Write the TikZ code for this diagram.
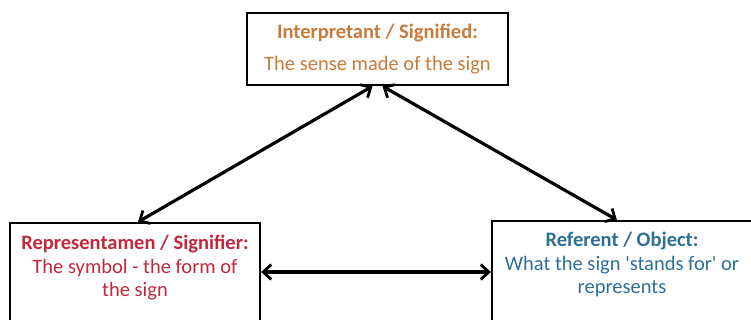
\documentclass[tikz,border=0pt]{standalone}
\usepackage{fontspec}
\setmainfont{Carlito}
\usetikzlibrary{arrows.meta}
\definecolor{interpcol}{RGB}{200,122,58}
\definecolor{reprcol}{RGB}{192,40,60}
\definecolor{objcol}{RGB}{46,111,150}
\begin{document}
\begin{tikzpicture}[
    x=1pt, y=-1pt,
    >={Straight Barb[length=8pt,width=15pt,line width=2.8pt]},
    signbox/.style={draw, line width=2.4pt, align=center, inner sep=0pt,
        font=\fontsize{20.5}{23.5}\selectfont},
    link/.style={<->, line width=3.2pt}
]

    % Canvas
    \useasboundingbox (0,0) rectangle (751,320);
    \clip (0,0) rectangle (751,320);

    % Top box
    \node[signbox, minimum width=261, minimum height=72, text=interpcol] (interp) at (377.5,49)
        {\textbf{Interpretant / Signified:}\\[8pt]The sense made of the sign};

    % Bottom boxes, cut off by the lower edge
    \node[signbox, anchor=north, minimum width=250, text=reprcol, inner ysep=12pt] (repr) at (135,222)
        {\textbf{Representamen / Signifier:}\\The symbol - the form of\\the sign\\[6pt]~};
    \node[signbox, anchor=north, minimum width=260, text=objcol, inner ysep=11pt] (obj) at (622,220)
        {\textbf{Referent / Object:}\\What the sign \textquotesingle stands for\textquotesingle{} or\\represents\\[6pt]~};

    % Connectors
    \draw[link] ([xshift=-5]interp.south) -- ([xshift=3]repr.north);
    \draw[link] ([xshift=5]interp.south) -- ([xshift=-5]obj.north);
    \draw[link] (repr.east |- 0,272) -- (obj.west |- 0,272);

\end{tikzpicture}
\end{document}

※ ※ ※

Problem requirements:
Your task is to repeat the data above exactly while excluding the pictures.

Solution for this task:
Write the TikZ code for this diagram.
\documentclass[tikz,border=0pt]{standalone}
\usepackage{fontspec}
\setmainfont{Carlito}
\usetikzlibrary{arrows.meta}
\definecolor{interpcol}{RGB}{200,122,58}
\definecolor{reprcol}{RGB}{192,40,60}
\definecolor{objcol}{RGB}{46,111,150}
\begin{document}
\begin{tikzpicture}[
    x=1pt, y=-1pt,
    >={Straight Barb[length=8pt,width=15pt,line width=2.8pt]},
    signbox/.style={draw, line width=2.4pt, align=center, inner sep=0pt,
        font=\fontsize{20.5}{23.5}\selectfont},
    link/.style={<->, line width=3.2pt}
]

    % Canvas
    \useasboundingbox (0,0) rectangle (751,320);
    \clip (0,0) rectangle (751,320);

    % Top box
    \node[signbox, minimum width=261, minimum height=72, text=interpcol] (interp) at (377.5,49)
        {\textbf{Interpretant / Signified:}\\[8pt]The sense made of the sign};

    % Bottom boxes, cut off by the lower edge
    \node[signbox, anchor=north, minimum width=250, text=reprcol, inner ysep=12pt] (repr) at (135,222)
        {\textbf{Representamen / Signifier:}\\The symbol - the form of\\the sign\\[6pt]~};
    \node[signbox, anchor=north, minimum width=260, text=objcol, inner ysep=11pt] (obj) at (622,220)
        {\textbf{Referent / Object:}\\What the sign \textquotesingle stands for\textquotesingle{} or\\represents\\[6pt]~};

    % Connectors
    \draw[link] ([xshift=-5]interp.south) -- ([xshift=3]repr.north);
    \draw[link] ([xshift=5]interp.south) -- ([xshift=-5]obj.north);
    \draw[link] (repr.east |- 0,272) -- (obj.west |- 0,272);

\end{tikzpicture}
\end{document}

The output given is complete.